## What you need to do
Leaving out the pictures, retype all the material exactly.

## Source material
|---|

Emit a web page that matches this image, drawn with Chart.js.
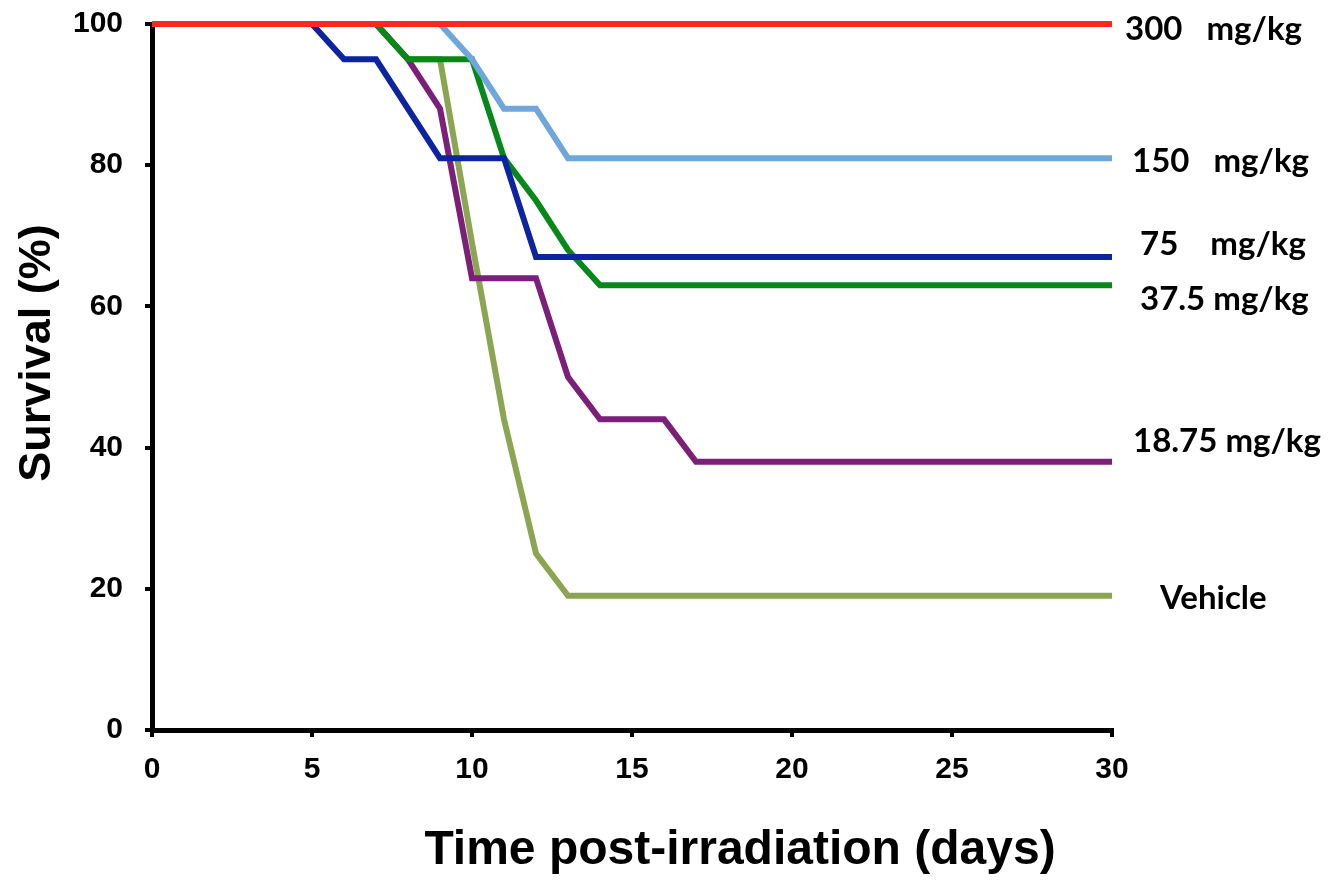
<!DOCTYPE html>
<html>
<head>
<meta charset="utf-8">
<script src="https://cdn.jsdelivr.net/npm/chart.js@4"></script>
<style>
  body { margin: 0; background: #fff; }
  #wrap { width: 1338px; height: 882px; }
</style>
</head>
<body>
<div id="wrap"><canvas id="chart1"></canvas></div>
<script>
// survival (%), by day
const days300 = [0, 30];
const surv300 = [100, 100];
const days150 = [0, 9, 10, 11, 12, 13, 30];
const surv150 = [100, 100, 95, 88, 88, 81, 81];
const days75 = [0, 5, 6, 7, 9, 11, 12, 30];
const surv75 = [100, 100, 95, 95, 81, 81, 67, 67];
const days37 = [0, 7, 8, 10, 11, 12, 13, 14, 30];
const surv37 = [100, 100, 95, 95, 81, 75, 68, 63, 63];
const days18 = [0, 7, 8, 9, 10, 12, 13, 14, 16, 17, 30];
const surv18 = [100, 100, 95, 88, 64, 64, 50, 44, 44, 38, 38];
const daysVeh = [0, 7, 8, 9, 10, 11, 12, 13, 30];
const survVeh = [100, 100, 95, 95, 69, 44, 25, 19, 19];

const groupNames = ['300   mg/kg', '150   mg/kg', '75    mg/kg', '37.5 mg/kg', '18.75 mg/kg', 'Vehicle'];
const xTicks = [0, 5, 10, 15, 20, 25, 30];
const yTicks = [0, 20, 40, 60, 80, 100];

const colors = ['#ff2a1c', '#6fa6dc', '#0c24a0', '#07891a', '#7b1f78', '#8ca552'];
// label placement next to each line end: [dx from plot right, dy from line end]
const labelPos = [[13, 5], [20, 3], [28, -13], [28, 14], [21, -20], [48, 2]];

function pts(xs, ys) {
    return xs.map((x, i) => ({ x: x, y: ys[i] }));
}

const allDays = [days300, days150, days75, days37, days18, daysVeh];
const allSurv = [surv300, surv150, surv75, surv37, surv18, survVeh];

const datasets = allDays.map((d, i) => ({
    label: groupNames[i],
    data: pts(d, allSurv[i]),
    borderColor: colors[i],
    backgroundColor: colors[i],
    borderWidth: 6,
    pointRadius: 0,
    tension: 0,
    clip: false
}));

const endLabels = {
    id: 'endLabels',
    afterDatasetsDraw(chart) {
        const ctx = chart.ctx;
        const ys = chart.scales.y;
        const area = chart.chartArea;
        ctx.save();
        ctx.font = 'bold 33px Lato, "Open Sans", sans-serif';
        ctx.fillStyle = '#000';
        ctx.textAlign = 'left';
        ctx.textBaseline = 'middle';
        allSurv.forEach((s, i) => {
            const y = ys.getPixelForValue(s[s.length - 1]) + labelPos[i][1];
            ctx.fillText(groupNames[i], area.right + labelPos[i][0], y);
        });
        ctx.restore();
    }
};

const axisTitles = {
    id: 'axisTitles',
    afterDraw(chart) {
        const ctx = chart.ctx;
        const area = chart.chartArea;
        ctx.save();
        ctx.fillStyle = '#000';
        ctx.textAlign = 'center';
        ctx.textBaseline = 'middle';
        ctx.font = 'bold 48px "Liberation Sans", Arial, sans-serif';
        ctx.fillText('Time post-irradiation (days)', area.left + 588, 851);
        ctx.translate(38, 353);
        ctx.rotate(-Math.PI / 2);
        ctx.font = 'bold 45px "Liberation Sans", Arial, sans-serif';
        ctx.fillText('Survival (%)', 0, 0);
        ctx.restore();
    }
};

const tickFont = { family: '"Liberation Sans", Arial, sans-serif', size: 30, weight: 'bold' };

const ctx = document.getElementById('chart1').getContext('2d');
const chart = new Chart(ctx, {
    type: 'line',
    data: { datasets: datasets },
    options: {
        responsive: true,
        maintainAspectRatio: false,
        animation: false,
        layout: { padding: { top: 24, right: 226, bottom: 0, left: 0 } },
        plugins: {
            legend: { display: false },
            tooltip: { enabled: false }
        },
        scales: {
            x: {
                type: 'linear',
                min: 0,
                max: 30,
                afterBuildTicks: (axis) => { axis.ticks = xTicks.map(v => ({ value: v })); },
                afterFit: (axis) => { axis.height = 152; },
                ticks: { color: '#000', font: tickFont, padding: 15 },
                grid: { drawOnChartArea: false, drawTicks: true, tickLength: 7, color: '#000', lineWidth: 4 },
                border: { color: '#000', width: 5 }
            },
            y: {
                min: 0,
                max: 100,
                afterBuildTicks: (axis) => { axis.ticks = yTicks.map(v => ({ value: v })); },
                afterFit: (axis) => {
                    axis.width = 152;
                    axis.paddingTop = 0;
                    axis.paddingBottom = 0;
                },
                ticks: { color: '#000', font: tickFont, padding: 22 },
                grid: { drawOnChartArea: false, drawTicks: true, tickLength: 7, color: '#000', lineWidth: 4 },
                border: { color: '#000', width: 5 }
            }
        }
    },
    plugins: [endLabels, axisTitles]
});
</script>
</body>
</html>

|---|

## Solution
Emit a web page that matches this image, drawn with Chart.js.
<!DOCTYPE html>
<html>
<head>
<meta charset="utf-8">
<script src="https://cdn.jsdelivr.net/npm/chart.js@4"></script>
<style>
  body { margin: 0; background: #fff; }
  #wrap { width: 1338px; height: 882px; }
</style>
</head>
<body>
<div id="wrap"><canvas id="chart1"></canvas></div>
<script>
// survival (%), by day
const days300 = [0, 30];
const surv300 = [100, 100];
const days150 = [0, 9, 10, 11, 12, 13, 30];
const surv150 = [100, 100, 95, 88, 88, 81, 81];
const days75 = [0, 5, 6, 7, 9, 11, 12, 30];
const surv75 = [100, 100, 95, 95, 81, 81, 67, 67];
const days37 = [0, 7, 8, 10, 11, 12, 13, 14, 30];
const surv37 = [100, 100, 95, 95, 81, 75, 68, 63, 63];
const days18 = [0, 7, 8, 9, 10, 12, 13, 14, 16, 17, 30];
const surv18 = [100, 100, 95, 88, 64, 64, 50, 44, 44, 38, 38];
const daysVeh = [0, 7, 8, 9, 10, 11, 12, 13, 30];
const survVeh = [100, 100, 95, 95, 69, 44, 25, 19, 19];

const groupNames = ['300   mg/kg', '150   mg/kg', '75    mg/kg', '37.5 mg/kg', '18.75 mg/kg', 'Vehicle'];
const xTicks = [0, 5, 10, 15, 20, 25, 30];
const yTicks = [0, 20, 40, 60, 80, 100];

const colors = ['#ff2a1c', '#6fa6dc', '#0c24a0', '#07891a', '#7b1f78', '#8ca552'];
// label placement next to each line end: [dx from plot right, dy from line end]
const labelPos = [[13, 5], [20, 3], [28, -13], [28, 14], [21, -20], [48, 2]];

function pts(xs, ys) {
    return xs.map((x, i) => ({ x: x, y: ys[i] }));
}

const allDays = [days300, days150, days75, days37, days18, daysVeh];
const allSurv = [surv300, surv150, surv75, surv37, surv18, survVeh];

const datasets = allDays.map((d, i) => ({
    label: groupNames[i],
    data: pts(d, allSurv[i]),
    borderColor: colors[i],
    backgroundColor: colors[i],
    borderWidth: 6,
    pointRadius: 0,
    tension: 0,
    clip: false
}));

const endLabels = {
    id: 'endLabels',
    afterDatasetsDraw(chart) {
        const ctx = chart.ctx;
        const ys = chart.scales.y;
        const area = chart.chartArea;
        ctx.save();
        ctx.font = 'bold 33px Lato, "Open Sans", sans-serif';
        ctx.fillStyle = '#000';
        ctx.textAlign = 'left';
        ctx.textBaseline = 'middle';
        allSurv.forEach((s, i) => {
            const y = ys.getPixelForValue(s[s.length - 1]) + labelPos[i][1];
            ctx.fillText(groupNames[i], area.right + labelPos[i][0], y);
        });
        ctx.restore();
    }
};

const axisTitles = {
    id: 'axisTitles',
    afterDraw(chart) {
        const ctx = chart.ctx;
        const area = chart.chartArea;
        ctx.save();
        ctx.fillStyle = '#000';
        ctx.textAlign = 'center';
        ctx.textBaseline = 'middle';
        ctx.font = 'bold 48px "Liberation Sans", Arial, sans-serif';
        ctx.fillText('Time post-irradiation (days)', area.left + 588, 851);
        ctx.translate(38, 353);
        ctx.rotate(-Math.PI / 2);
        ctx.font = 'bold 45px "Liberation Sans", Arial, sans-serif';
        ctx.fillText('Survival (%)', 0, 0);
        ctx.restore();
    }
};

const tickFont = { family: '"Liberation Sans", Arial, sans-serif', size: 30, weight: 'bold' };

const ctx = document.getElementById('chart1').getContext('2d');
const chart = new Chart(ctx, {
    type: 'line',
    data: { datasets: datasets },
    options: {
        responsive: true,
        maintainAspectRatio: false,
        animation: false,
        layout: { padding: { top: 24, right: 226, bottom: 0, left: 0 } },
        plugins: {
            legend: { display: false },
            tooltip: { enabled: false }
        },
        scales: {
            x: {
                type: 'linear',
                min: 0,
                max: 30,
                afterBuildTicks: (axis) => { axis.ticks = xTicks.map(v => ({ value: v })); },
                afterFit: (axis) => { axis.height = 152; },
                ticks: { color: '#000', font: tickFont, padding: 15 },
                grid: { drawOnChartArea: false, drawTicks: true, tickLength: 7, color: '#000', lineWidth: 4 },
                border: { color: '#000', width: 5 }
            },
            y: {
                min: 0,
                max: 100,
                afterBuildTicks: (axis) => { axis.ticks = yTicks.map(v => ({ value: v })); },
                afterFit: (axis) => {
                    axis.width = 152;
                    axis.paddingTop = 0;
                    axis.paddingBottom = 0;
                },
                ticks: { color: '#000', font: tickFont, padding: 22 },
                grid: { drawOnChartArea: false, drawTicks: true, tickLength: 7, color: '#000', lineWidth: 4 },
                border: { color: '#000', width: 5 }
            }
        }
    },
    plugins: [endLabels, axisTitles]
});
</script>
</body>
</html>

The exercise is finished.